The Financial Times piece says the dispute between the two nations is a quarrel many outside the Balkans find baffling but adds that issue is a concern for NATO and the EU, as it has the potential of escalating into a conflict in a region that has been engulfed in violent clashes over territory and identity.

From Financial Times:

Zoran Zaev, Macedonia’s prime minister, has said his country and Greece are moving closer to solving one of Europe’s most intractable diplomatic disputes — the quarrel over what name the former Yugoslav republic should use.

The two countries have been at odds since the early 1990s over whether Greece’s neighbour has the right to call itself Macedonia, a name that politicians in Athens say implies a territorial claim on an identically named region of northern Greece. Officially, the young state is known as FYROM (Former Yugoslav Republic of Macedonia). In an interview with the Financial Times in London, Mr Zaev said he was hopeful of a settlement.

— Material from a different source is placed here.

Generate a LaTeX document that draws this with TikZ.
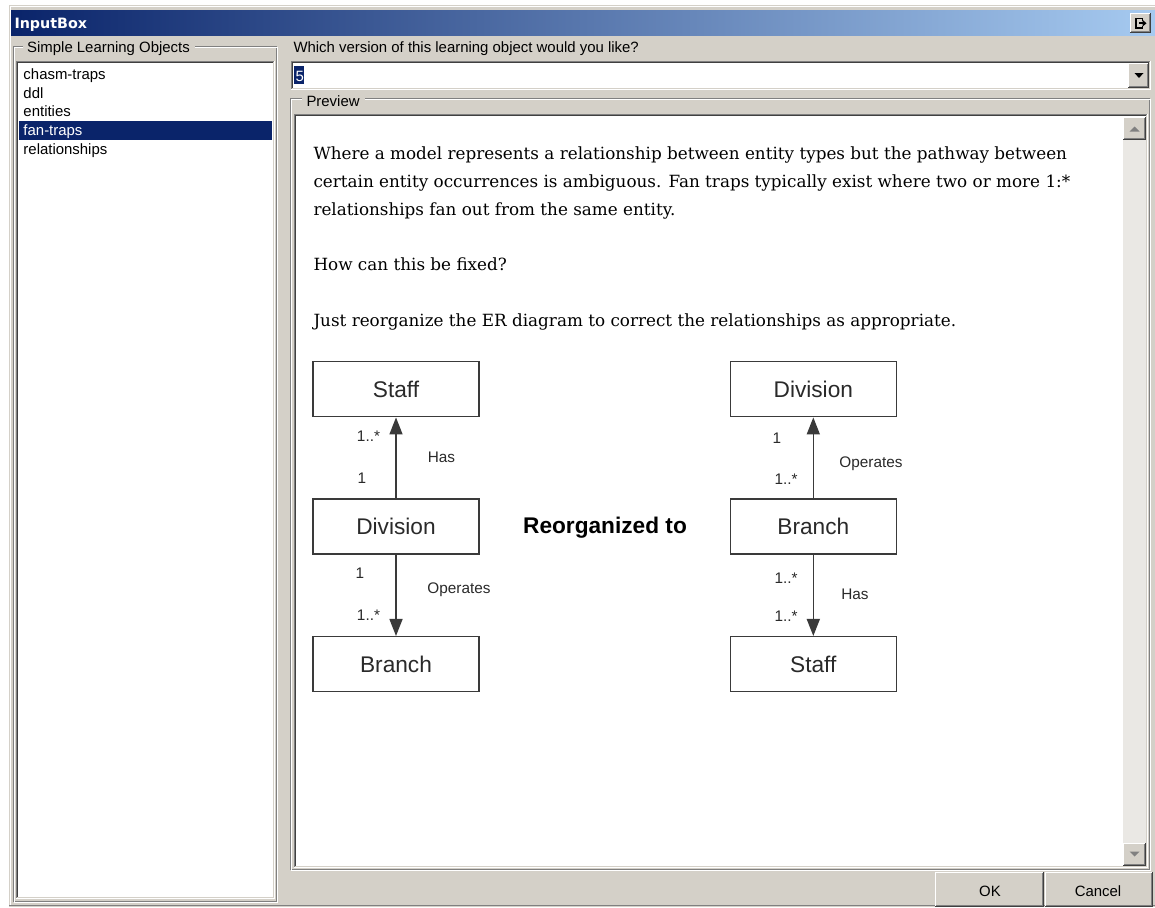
\documentclass[tikz,border=0pt]{standalone}
\usepackage{fontspec}
\setmainfont{Liberation Sans}
\newfontfamily\uifont{Liberation Sans}
\newfontfamily\titlefont{DejaVu Sans}
\newfontfamily\docfont{DejaVu Serif}
\newfontfamily\diafont{Liberation Sans}
\usetikzlibrary{arrows.meta}

\definecolor{face}{HTML}{D4D0C8}
\definecolor{shadow}{HTML}{808080}
\definecolor{dkshadow}{HTML}{404040}
\definecolor{navy}{HTML}{0A246A}
\definecolor{caplight}{HTML}{A6CAF0}
\definecolor{track}{HTML}{EAE8E4}
\definecolor{erline}{HTML}{3A3A3A}
\definecolor{ertext}{HTML}{2A2A2A}

% 3D frames in the classic Windows style; arguments are x1,y1,x2,y2 (outer edges)
\newcommand\sunkenframe[4]{%
  \draw[shadow]   (#1+0.5,#4-1) -- (#1+0.5,#2+0.5) -- (#3-1,#2+0.5);
  \draw[dkshadow] (#1+1.5,#4-2) -- (#1+1.5,#2+1.5) -- (#3-2,#2+1.5);
  \draw[white]    (#1,#4-0.5) -- (#3-0.5,#4-0.5) -- (#3-0.5,#2);
  \draw[face]     (#1+1,#4-1.5) -- (#3-1.5,#4-1.5) -- (#3-1.5,#2+1);
}
\newcommand\raisedframe[4]{%
  \fill[face] (#1,#2) rectangle (#3,#4);
  \draw[white]    (#1+0.5,#4-1) -- (#1+0.5,#2+0.5) -- (#3-1,#2+0.5);
  \draw[dkshadow] (#1,#4-0.5) -- (#3-0.5,#4-0.5) -- (#3-0.5,#2);
  \draw[shadow]   (#1+1,#4-1.5) -- (#3-1.5,#4-1.5) -- (#3-1.5,#2+1);
}
\newcommand\etchedframe[4]{%
  \draw[shadow] (#1+0.5,#2+0.5) rectangle (#3-1.5,#4-1.5);
  \draw[white]  (#1+1.5,#2+1.5) rectangle (#3-0.5,#4-0.5);
}

\begin{document}
\begin{tikzpicture}[x=0.75pt,y=-0.75pt,line width=0.75pt,
  uitext/.style={font=\uifont\fontsize{11.2}{13}\selectfont, inner sep=0pt, anchor=base west},
  grouplabel/.style={uitext, fill=face, inner xsep=3.5pt, inner ysep=0pt},
  btntext/.style={font=\uifont\fontsize{11.2}{13}\selectfont, inner sep=0pt},
  doctext/.style={font=\docfont\fontsize{12.6}{15}\selectfont, inner sep=0pt, anchor=base west, text=black},
  erbox/.style={draw=erline, line width=1.1pt, fill=white, minimum width=124.5pt,
    minimum height=41.25pt, inner sep=0pt, font=\diafont\fontsize{17}{20}\selectfont, text=ertext},
  rel/.style={draw=erline, line width=1.1pt, -{Triangle[length=12.75pt,width=9.75pt]}},
  mult/.style={font=\diafont\fontsize{11.5}{13}\selectfont, text=ertext, inner sep=0pt,
    text height=8.2pt, text depth=0pt},
]
\useasboundingbox (0,0) rectangle (1155,907);
\fill[white] (0,0) rectangle (1155,907);

% window body and caption
\fill[face] (9,5) rectangle (1155,907);
\draw[white] (10.5,906) -- (10.5,6.5) -- (1155,6.5);
\draw[shadow] (9,905.5) -- (1155,905.5);
\shade[left color=navy, right color=caplight] (11,10) rectangle (1155,35);
\node[font=\titlefont\bfseries\fontsize{10.7}{12}\selectfont, text=white, anchor=base west, inner sep=0pt]
  (title) at (14,28.3) {InputBox};
\raisedframe{1130}{13}{1151}{33}
\draw[black, line width=1.3pt] (1136,18.5) rectangle (1142.5,28);
\fill[face] (1141.5,21) rectangle (1143.5,25.5);
\fill[black] (1139,22.3) rectangle (1143,24.2);
\fill[black] (1142.5,19.8) -- (1146.5,23.25) -- (1142.5,26.7) -- cycle;

% left group: list of learning objects
\etchedframe{13}{46}{278}{903}
\node[grouplabel] (grpobj) at (22,52.7) {Simple Learning Objects};
\fill[white] (16,61) rectangle (275,899);
\sunkenframe{16}{61}{275}{899}
\fill[navy] (19,120.5) rectangle (272,139.5);
\node[uitext] (it1) at (23,79.3) {chasm-traps};
\node[uitext] (it2) at (23,98.1) {ddl};
\node[uitext] (it3) at (23,116.9) {entities};
\node[uitext, text=white] (it4) at (23,135.7) {fan-traps};
\node[uitext] (it5) at (23,154.5) {relationships};

% version combo box
\node[uitext] (ask) at (293,52.7) {Which version of this learning object would you like?};
\fill[white] (291,61) rectangle (1151,90);
\sunkenframe{291}{61}{1151}{90}
\fill[navy] (294,66) rectangle (304,84);
\node[uitext, text=white] (ver) at (295,81.5) {5};
\raisedframe{1128}{63}{1149}{88}
\fill[black] (1134.5,73) -- (1143.5,73) -- (1139,78) -- cycle;

% preview group
\etchedframe{290}{98}{1151}{871}
\node[grouplabel, inner xsep=3.75pt] (grpprev) at (301,106.5) {Preview};
\fill[white] (294,114) rectangle (1148,868);
\sunkenframe{294}{114}{1148}{868}

% vertical scroll bar
\fill[track] (1123,140) rectangle (1146,843);
\raisedframe{1123}{117}{1146}{140}
\fill[shadow] (1129.5,131.5) -- (1139.5,131.5) -- (1134.5,126.5) -- cycle;
\raisedframe{1123}{843}{1146}{866}
\fill[shadow] (1129.5,851.5) -- (1139.5,851.5) -- (1134.5,856.5) -- cycle;

% dialog buttons
\raisedframe{935}{872}{1044}{907}
\node[btntext] (ok) at (990,891) {OK};
\raisedframe{1045}{872}{1153}{907}
\node[btntext] (cancel) at (1098,891) {Cancel};

% preview text
\node[doctext] (p1) at (313,159) {Where a model represents a relationship between entity types but the pathway between};
\node[doctext] (p2) at (313,187) {certain entity occurrences is ambiguous. Fan traps typically exist where two or more 1:*};
\node[doctext] (p3) at (313,215) {relationships fan out from the same entity.};
\node[doctext] (p4) at (313,270) {How can this be fixed?};
\node[doctext] (p5) at (313,326) {Just reorganize the ER diagram to correct the relationships as appropriate.};

% ER diagram, before
\node[erbox] (lstaff)  at (396,389.2) {Staff};
\node[erbox] (ldiv)    at (396,526.5) {Division};
\node[erbox] (lbranch) at (396,664.2) {Branch};
\draw[rel] (ldiv.north) -- (lstaff.south);
\draw[rel] (ldiv.south) -- (lbranch.north);
\node[mult] (la1) at (368.5,436) {1..*};
\node[mult] (la2) at (441.5,457) {Has};
\node[mult] (la3) at (362,478) {1};
\node[mult] (lb1) at (360,573) {1};
\node[mult] (lb2) at (459,588.5) {Operates};
\node[mult] (lb3) at (368.5,615.5) {1..*};

\node[font=\diafont\bfseries\fontsize{17}{20}\selectfont, text=black, inner sep=0pt] (reorg) at (605,527.5) {Reorganized to};

% ER diagram, after
\node[erbox] (rdiv)    at (813.3,389.2) {Division};
\node[erbox] (rbranch) at (813.3,526.5) {Branch};
\node[erbox] (rstaff)  at (813.3,664.2) {Staff};
\draw[rel] (rbranch.north) -- (rdiv.south);
\draw[rel] (rbranch.south) -- (rstaff.north);
\node[mult] (ra1) at (777,438) {1};
\node[mult] (ra2) at (871,462.5) {Operates};
\node[mult] (ra3) at (786,479) {1..*};
\node[mult] (rb1) at (786,578) {1..*};
\node[mult] (rb2) at (855,594.5) {Has};
\node[mult] (rb3) at (786,616) {1..*};
\end{tikzpicture}
\end{document}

But he said a Greek demand for Macedonia to amend its constitution, to make clear it has no claims on Greek territory, was unreasonable and risked torpedoing the deal that each side says it wants. Mr Zaev hopes he and Alexis Tsipras, the leftist Greek prime minister, will find a compromise before a Nato summit in Brussels on July 11-12.

“I’m optimistic. It’s very difficult, we’re aware of that. But it would be smart for both sides to find a solution as early as possible,” Mr Zaev said. “Now the new requirement from Greece is that we need to change our constitution.